Because of my neglect to study in December, I ended up paying a lot in January. I am an idiot when it comes to studying, I did not want to lose the year and the study took all my time, I was finally able to find a definitive rest on the last Saturday, being the last test I had to take of the semester in which I already finished with regular results.
But due to personal circumstances, I ended up being dragged to work very far from home for the whole week with my father and grandfather, taking advantage of the fact that I finally went on vacation and (temporarily) finished my university year.  }

With all my heart, I ask that you forgive me. Please.
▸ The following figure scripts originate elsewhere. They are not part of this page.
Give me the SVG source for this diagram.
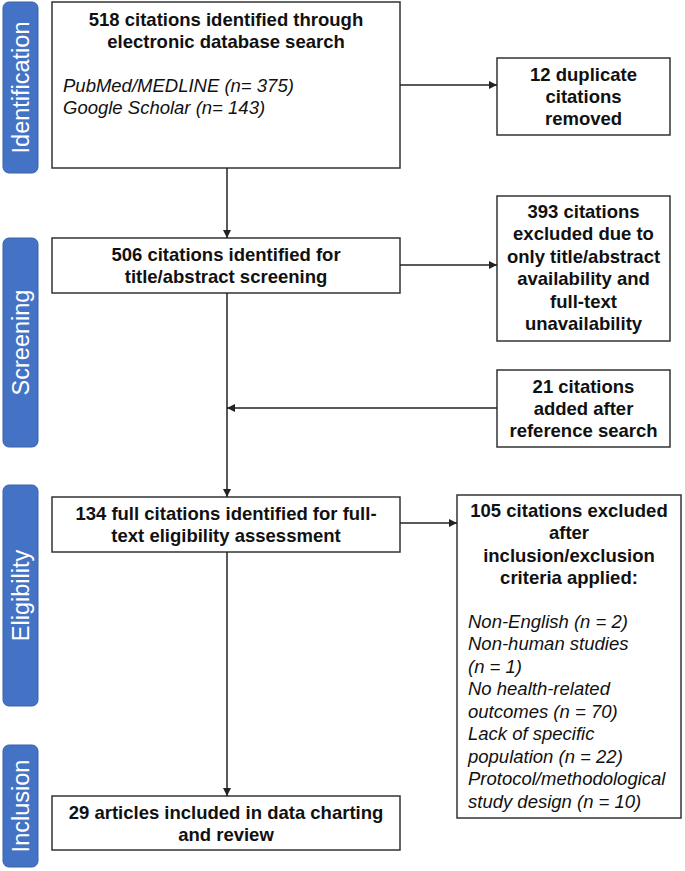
<svg xmlns="http://www.w3.org/2000/svg" width="685" height="871" viewBox="0 0 685 871">
<style>
.box{fill:#fff;stroke:#333;stroke-width:1.5}
.phase{fill:#4472C4;stroke:#3a62a8;stroke-width:1}
.pt{font-family:"Liberation Sans",Arial,sans-serif;font-size:23.5px;fill:#fff;text-anchor:middle}
.b{font-family:"Liberation Sans",Arial,sans-serif;font-size:18.5px;font-weight:bold;fill:#111;text-anchor:middle}
.i{font-family:"Liberation Sans",Arial,sans-serif;font-size:18.5px;font-style:italic;fill:#111}
.c{fill:none;stroke:#222;stroke-width:1.5}
</style>
<defs>
<marker id="ah" viewBox="0 0 10 10" refX="10" refY="5" markerWidth="8" markerHeight="8" markerUnits="userSpaceOnUse" orient="auto">
<path d="M0,0 L10,5 L0,10 z" fill="#222"/>
</marker>
</defs>
<rect width="685" height="871" fill="#fff"/>
<g id="phase-identification"><rect class="phase" x="3" y="2" width="35" height="171" rx="6"/><text class="pt" transform="translate(20.5,87.5) rotate(-90)" dy="8">Identification</text></g>
<g id="phase-screening"><rect class="phase" x="3" y="238" width="35" height="209" rx="6"/><text class="pt" transform="translate(20.5,342.5) rotate(-90)" dy="8">Screening</text></g>
<g id="phase-eligibility"><rect class="phase" x="3" y="485" width="35" height="221" rx="6"/><text class="pt" transform="translate(20.5,595.5) rotate(-90)" dy="8">Eligibility</text></g>
<g id="phase-inclusion"><rect class="phase" x="3" y="745" width="35" height="122" rx="6"/><text class="pt" transform="translate(20.5,806) rotate(-90)" dy="8">Inclusion</text></g>

<g id="n518"><rect class="box" x="52" y="2" width="348" height="166"/>
<text class="b" x="226" y="26">518 citations identified through</text>
<text class="b" x="226" y="48">electronic database search</text>
<text class="i" x="63" y="92">PubMed/MEDLINE (n= 375)</text>
<text class="i" x="63" y="114">Google Scholar (n= 143)</text></g>

<g id="n12"><rect class="box" x="497" y="58" width="173" height="77"/>
<text class="b" x="583.5" y="81">12 duplicate</text>
<text class="b" x="583.5" y="103">citations</text>
<text class="b" x="583.5" y="125">removed</text></g>

<g id="n506"><rect class="box" x="52" y="238" width="348" height="55"/>
<text class="b" x="226" y="261">506 citations identified for</text>
<text class="b" x="226" y="283">title/abstract screening</text></g>

<g id="n393"><rect class="box" x="497" y="196" width="173" height="145"/>
<text class="b" x="583.5" y="218">393 citations</text>
<text class="b" x="583.5" y="240">excluded due to</text>
<text class="b" x="583.5" y="263">only title/abstract</text>
<text class="b" x="583.5" y="285">availability and</text>
<text class="b" x="583.5" y="308">full-text</text>
<text class="b" x="583.5" y="330">unavailability</text></g>

<g id="n21"><rect class="box" x="497" y="370" width="173" height="77"/>
<text class="b" x="583.5" y="393">21 citations</text>
<text class="b" x="583.5" y="415">added after</text>
<text class="b" x="583.5" y="437">reference search</text></g>

<g id="n134"><rect class="box" x="52" y="497" width="348" height="55"/>
<text class="b" x="226" y="520">134 full citations identified for full-</text>
<text class="b" x="226" y="542">text eligibility assessment</text></g>

<g id="n105"><rect class="box" x="457" y="495" width="224" height="323"/>
<text class="b" x="569" y="517">105 citations excluded</text>
<text class="b" x="569" y="539">after</text>
<text class="b" x="569" y="562">inclusion/exclusion</text>
<text class="b" x="569" y="584">criteria applied:</text>
<text class="i" x="468" y="628">Non-English (n = 2)</text>
<text class="i" x="468" y="650">Non-human studies</text>
<text class="i" x="468" y="673">(n = 1)</text>
<text class="i" x="468" y="695">No health-related</text>
<text class="i" x="468" y="718">outcomes (n = 70)</text>
<text class="i" x="468" y="740">Lack of specific</text>
<text class="i" x="468" y="763">population (n = 22)</text>
<text class="i" x="468" y="785">Protocol/methodological</text>
<text class="i" x="468" y="808">study design (n = 10)</text></g>

<g id="n29"><rect class="box" x="52" y="796" width="348" height="54"/>
<text class="b" x="226" y="819">29 articles included in data charting</text>
<text class="b" x="226" y="841">and review</text></g>

<g id="connectors">
<line class="c" x1="227" y1="168" x2="227" y2="238" marker-end="url(#ah)"/>
<line class="c" x1="400" y1="85" x2="497" y2="85" marker-end="url(#ah)"/>
<line class="c" x1="400" y1="265" x2="497" y2="265" marker-end="url(#ah)"/>
<line class="c" x1="227" y1="293" x2="227" y2="497" marker-end="url(#ah)"/>
<line class="c" x1="497" y1="408" x2="227" y2="408" marker-end="url(#ah)"/>
<line class="c" x1="400" y1="523" x2="457" y2="523" marker-end="url(#ah)"/>
<line class="c" x1="227" y1="552" x2="227" y2="796" marker-end="url(#ah)"/>
</g>
</svg>
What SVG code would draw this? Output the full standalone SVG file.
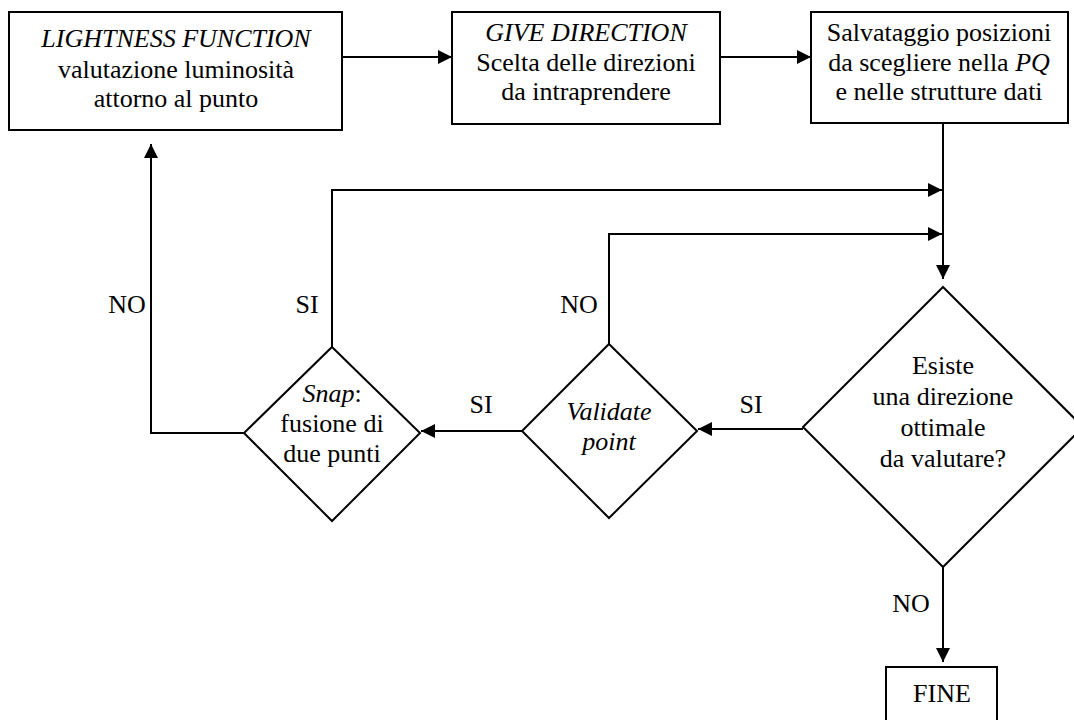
<svg xmlns="http://www.w3.org/2000/svg" width="1074" height="720" viewBox="0 0 1074 720" font-family="'Liberation Serif', 'Times New Roman', 'DejaVu Serif', serif">
<defs>
<marker id="ah" markerUnits="userSpaceOnUse" markerWidth="15" markerHeight="14" refX="14" refY="7" orient="auto">
<path d="M0,0 L14,7 L0,14 z" fill="#000"/>
</marker>
<style>
.shape{fill:#fff;stroke:#000;stroke-width:2}
.conn{fill:none;stroke:#000;stroke-width:2;marker-end:url(#ah)}
text{font-family:'Liberation Serif','Times New Roman','DejaVu Serif',serif;font-size:26px;fill:#000;text-anchor:middle}
.it{font-style:italic}
</style>
</defs>
<rect width="1074" height="720" fill="#fff"/>
<g id="connectors">
<path class="conn" d="M342,57 H452"/>
<path class="conn" d="M720,57 H811"/>
<path class="conn" d="M943,122 V279"/>
<path class="conn" d="M332,347 V190 H942"/>
<path class="conn" d="M609,344 V234 H942"/>
<path class="conn" d="M803,429 H698"/>
<path class="conn" d="M522,431 H421"/>
<path class="conn" d="M244,433 H151 V144"/>
<path class="conn" d="M943,567 V662"/>
</g>
<g id="labels">
<text x="127" y="313">NO</text>
<text x="307" y="313">SI</text>
<text x="579" y="313">NO</text>
<text x="481" y="413">SI</text>
<text x="751" y="413">SI</text>
<text x="911" y="612">NO</text>
</g>
<g id="lightness">
<rect class="shape" x="9" y="12" width="333" height="118"/>
<text x="176" y="47" class="it">LIGHTNESS FUNCTION</text>
<text x="176" y="78">valutazione luminosità</text>
<text x="176" y="107">attorno al punto</text>
</g>
<g id="givedirection">
<rect class="shape" x="452" y="12" width="268" height="112"/>
<text x="586" y="41" class="it">GIVE DIRECTION</text>
<text x="586" y="71">Scelta delle direzioni</text>
<text x="586" y="100">da intraprendere</text>
</g>
<g id="salvataggio">
<rect class="shape" x="811" y="12" width="257" height="111"/>
<text x="939" y="41">Salvataggio posizioni</text>
<text x="939" y="71">da scegliere nella <tspan class="it">PQ</tspan></text>
<text x="939" y="100">e nelle strutture dati</text>
</g>
<g id="esiste">
<polygon class="shape" points="943,287 1083,427 943,567 803,427"/>
<text x="943" y="374">Esiste</text>
<text x="943" y="405">una direzione</text>
<text x="943" y="436">ottimale</text>
<text x="943" y="467">da valutare?</text>
</g>
<g id="validate">
<polygon class="shape" points="609,344 697,431 609,518 522,431"/>
<text x="609" y="420" class="it">Validate</text>
<text x="609" y="450" class="it">point</text>
</g>
<g id="snap">
<polygon class="shape" points="332,347 420,433 332,521 244,433"/>
<text x="332" y="402"><tspan class="it">Snap</tspan>:</text>
<text x="332" y="432">fusione di</text>
<text x="332" y="462">due punti</text>
</g>
<g id="fine">
<rect class="shape" x="886" y="667" width="111" height="70"/>
<text x="942" y="702">FINE</text>
</g>
</svg>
I did not want to lose my year of studies, a year that cost me so much to pay with the little that I earn with my day to day and with your great Support in this small corner that you offer me called Patreon. All my funds now go to the new tuition for a new semester full of pensions. This study career is important to me, as are you who supported me all this time, there are as many drawings to finish for each of you as for those who left, but I have no choice but to finish them. 


At this point I am saying so much and I may be considered cynical and liar, even now I feel very bad about it, melancholic, sad and angry, but I have no intention of giving up, please wait a little longer, on Saturday I will be returning to House. I'm tired and I think even stressed out, but drawing again could bring me at least a little peace of mind. 

Just a little more, I'm almost back. Rendez Alba.